Between The Waters

Afro-Christianity on the Waccamaw Neck

Europeans and Africans transported distinct religious faiths to the New World. While Englishmen brought the teachings of the Anglican Church, enslaved people from West and West Central Africa carried with them their own spiritual traditions.

 

Customs and beliefs from the Congo-Angolan region, the center of Bakongo influence, likely formed the foundation of African-American religion, along with some Native American influences.

 

From around 1670 to 1830, for almost a century and a half, enslaved people on the Waccamaw Neck, and all along the South Carolina coast, created their own form of religious expression. 

 

The Old Plantation, attributed to John Rose, c. 1785 - 1795. Courtesy the Abby Aldrich Rockefeller Folk Museum

 

In the Bakongo worldview, birth, life, death and rebirth represent a continuous cycle.  

Death was a journey into the spirit world, not a break with life or earthly beings. The idea of the perpetuity of life through time, space, and circumstance was common to African religious culture, and the complexity of this belief system is typified by Bakongo cosmology and concepts of the four moments of the sun.

“A Peculiar People” Slave Religion and Community-Culture Among the Gullahs

 

 

 

 

 

 

 

 

 

 

 

 

 

 

 

 

 

 

 

 

In 1701 the Church of England created the Society for the Propagation of the Gospel in Foreign Parts, to bring the Anglican church to the colonies, and by 1706 it had established itself as the official faith of South Carolina, laying out the first parishes.

 

Part of the charter of the SPG was to convert “heathen” Africans and Native Americans to Christianity and to convince planters that enslaved people needed religious instruction.

 

Many planters resisted the effort to Christianize slaves, fearing in part that it would lead to literacy and insurrection. Beginning in 1832 in wealthy Lower All Saints Episcopal Parish, one man overcame slaveowners’ objections and delivered Christian instruction to African Americans for almost 30 years.

 

Reverend Alexander Glennie, c. 1835. Painted by Charles Fraser (American artist, 1782-1860), watercolor on ivory. Courtesy Gibbes Museum of Art and the Carolina Art Association.

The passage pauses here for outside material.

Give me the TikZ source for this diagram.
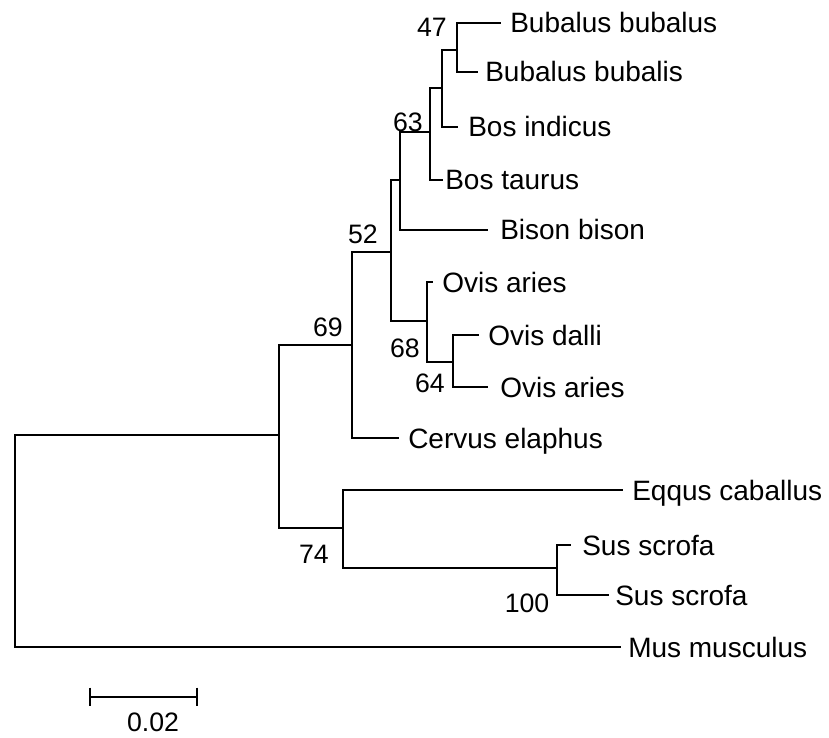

At the age of 28, Reverend Alexander Glennie, the rector of All Saints Episcopal Church, preached at each plantation in the parish once or twice a month in 13 different slave chapels.

 

Waccamaw rice planters came to believe that conversion to Christianity made their slaves more obedient. By 1862 Alexander Glennie had 529 black communicants.

African Americans adopted and adapted Christianity to incorporate African concepts of religion, as well as a generalized African worldview.

 

It was not God the judge of behavior - God the master or overseer - who was the object of worship in Afro-Christianity, but a God more like African deities: God the transcendent spirit. They worshipped this new deity in traditional African ways, and they made European forms serve African religious functions.
Charles Joyner, Down by the Riverside: A South Carolina Slave Community

 

After emancipation, formerly enslaved people on the Waccamaw Neck rejected Glennie's preaching and held their own services, with African-American pastors.

 

Devastated, Reverend Glennie considered giving up and returning to England, believing “the labors of his lifetime dissipated and lost in a single day.”

 

Friendfield Church, built around 1890, was led by African-American pastors from its inception.